Por P. Fernando Pascual

Por nuestra mente pasan diversos proyectos. Algunos sobre cosas muy sencillas: poner orden en el armario y en el librero. Otros sobre asuntos más complejos: organizar modos concretos para ser más eficientes en el puesto de trabajo.

Algunos de esos proyectos no llegan a puerto. Quedan como ideas, buenos deseos, planes interesantes. ¿Por qué no los realizamos? Porque no nos convencen del todo, o porque tenemos miedo al fracaso, o porque se cruzan muchas otras ideas y deseos más fáciles de realizar.

Ayuda mucho detenernos un momento para ver qué ideas se convierten en realizaciones y qué ideas quedan aparcadas por días, meses o incluso años en el famoso cuaderno (o carpeta) de «asuntos pendientes».

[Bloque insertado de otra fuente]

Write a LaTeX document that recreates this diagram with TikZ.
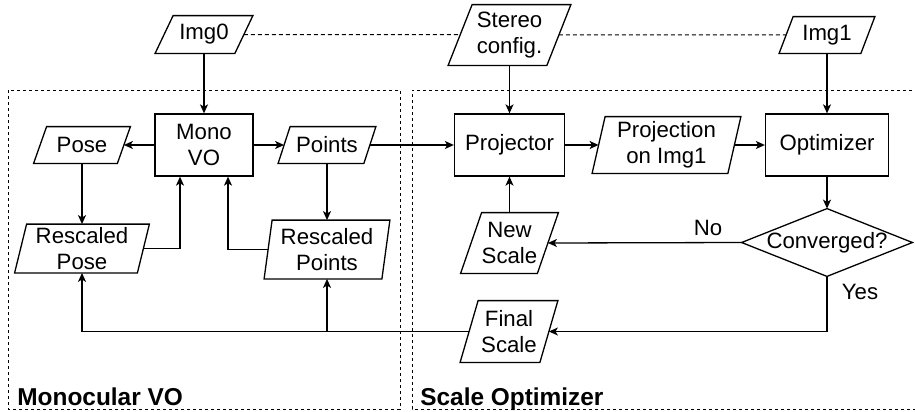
\documentclass[tikz,border=0pt]{standalone}
\usepackage{fontspec}
\setmainfont{Liberation Sans}
\usetikzlibrary{arrows.meta,backgrounds,calc}
\tikzset{
  lbl/.style={font=\fontsize{11.1}{12.8}\selectfont, align=center, inner sep=0pt},
  boxn/.style={lbl, draw, fill=white, line width=0.65pt},
  shp/.style={draw, fill=white, line width=0.65pt},
  conn/.style={line width=0.65pt, -{Stealth[length=4.5pt,width=4pt,inset=1.2pt]}},
  plain/.style={line width=0.65pt},
  container/.style={line width=0.5pt, dash pattern=on 1.5pt off 1.5pt},
  imgdash/.style={line width=0.5pt, dash pattern=on 2pt off 1.5pt},
  title/.style={font=\bfseries\fontsize{12.2}{14}\selectfont, anchor=base west, inner sep=0pt}
}
\newcommand\parashape[2]{\draw[shp] ([xshift=#2]#1.north west) -- ([xshift=#2]#1.north east) -- ([xshift=-#2]#1.south east) -- ([xshift=-#2]#1.south west) -- cycle;}
\newcommand\diamondshape[1]{\draw[shp] (#1.north) -- (#1.east) -- (#1.south) -- (#1.west) -- cycle;}
\begin{document}
\begin{tikzpicture}[x=0.5pt,y=-0.5pt]
\useasboundingbox (0,0) rectangle (915,412);
% inputs
\node[lbl, minimum width=39.5pt, minimum height=18.5pt] (img0) at (204,34.5) {Img0};
\node[lbl, minimum width=49pt, minimum height=30pt] (stereo) at (509.5,35) {Stereo\\config.};
\node[lbl, minimum width=40.5pt, minimum height=18pt] (img1) at (827,35) {Img1};
% monocular VO
\node[boxn, minimum width=49pt, minimum height=31pt] (mono) at (204,145) {Mono\\VO};
\node[lbl, minimum width=41.5pt, minimum height=18pt] (pose) at (82,145) {Pose};
\node[lbl, minimum width=42.5pt, minimum height=18pt] (points) at (327,145) {Points};
\node[lbl, minimum width=61pt, minimum height=24pt] (rpose) at (82,248.5) {Rescaled\\Pose};
\node[lbl, minimum width=58.5pt, minimum height=29pt] (rpoints) at (327,249.5) {Rescaled\\Points};
% scale optimizer
\node[boxn, minimum width=55pt, minimum height=31pt] (projector) at (509.5,145) {Projector};
\node[lbl, minimum width=67.5pt, minimum height=28pt] (projon) at (666.5,145) {Projection\\on Img1};
\node[boxn, minimum width=61.5pt, minimum height=31pt] (opt) at (827,145) {Optimizer};
\node[lbl, minimum width=85pt, minimum height=33.5pt] (conv) at (827,242.5) {Converged?};
\node[lbl, minimum width=38pt, minimum height=30pt] (newscale) at (509.5,243) {New\\Scale};
\node[lbl, minimum width=39.5pt, minimum height=30.5pt] (final) at (509,331.5) {Final\\Scale};
% edge labels
\node[lbl] (nolbl) at (708,228) {No};
\node[lbl] (yeslbl) at (860,292) {Yes};
% group titles
\node[title] (t1) at (17,405) {Monocular VO};
\node[title] (t2) at (420,405) {Scale Optimizer};
\begin{scope}[on background layer]
  \draw[container] (8,90) rectangle (400,409);
  \draw[container] (918,90) -- (412,90) -- (412,409) -- (918,409);
  \draw[imgdash] (img0.east) -- (img1.west);
  \parashape{img0}{4.5pt}
  \parashape{stereo}{6pt}
  \parashape{img1}{3.5pt}
  \parashape{pose}{3.25pt}
  \parashape{points}{3pt}
  \parashape{rpose}{3pt}
  \parashape{rpoints}{2pt}
  \parashape{projon}{3.25pt}
  \parashape{newscale}{5.25pt}
  \parashape{final}{4.5pt}
  \diamondshape{conv}
\end{scope}
% connectors
\draw[conn] (img0.south) -- (mono.north);
\draw[conn] (mono.west) -- (pose.east);
\draw[conn] (mono.east) -- (points.west);
\draw[conn] (points.east) -- (projector.west);
\draw[conn] (stereo.south) -- (projector.north);
\draw[conn] (projector.east) -- (projon.west);
\draw[conn] (projon.east) -- (opt.west);
\draw[conn] (img1.south) -- (opt.north);
\draw[conn] (opt.south) -- (conv.north);
\draw[conn] (conv.west) -- (newscale.east);
\draw[conn] (newscale.north) -- (projector.south);
\draw[conn] (conv.south) |- (final.east);
\draw[conn] (final.west) -| (rpose.south);
\draw[conn] (rpoints.south |- final.west) -- (rpoints.south);
\draw[conn] (pose.south) -- (rpose.north);
\draw[conn] (points.south) -- (rpoints.north);
\draw[conn] (rpose.east) -| ([xshift=-12pt]mono.south);
\draw[conn] (rpoints.west) -| ([xshift=12pt]mono.south);
\end{tikzpicture}
\end{document}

Ya Aristóteles se había dado cuenta de que no basta con saber algo para llevarlo a cabo. Un médico que conoce muy bien su especialidad en ocasiones puede dejar de atender a los pacientes al preferir una vida más tranquila.

También reconocía que muchos deseos tampoco son llevados a la práctica. Nos gustaría, por ejemplo, comer en abundancia pero un buen consejo y un poco de prudencia frenan nuestro apetito y nos permiten reducir cantidad y mejorar la dieta.

En las realizaciones concretas se unen ideas y deseos. Si todo estaba bien pensado, si hay una voluntad sana, si lo que deseábamos era apto para ayudar a uno mismo y a otros, descubriremos los beneficios de esas realizaciones.

En cambio, si las ideas eran malas o equivocadas, o si sometimos nuestra mente a deseos egoístas, a pasiones orientadas al pecado, nuestras realizaciones provocarán daños, heridas, en uno mismo y en otros.

Con la ayuda de Dios y de buenos consejeros, y con una sana disciplina, seremos capaces de pensar mejor, de orientar nuestros deseos a lo bueno, y de poner en práctica acciones correctas.

Lo cual, en un mundo que promueve lo fácil y lo cómodo, es algo muy valioso porque contribuye a abrir espacios a mejoras concretas para el bien de todos.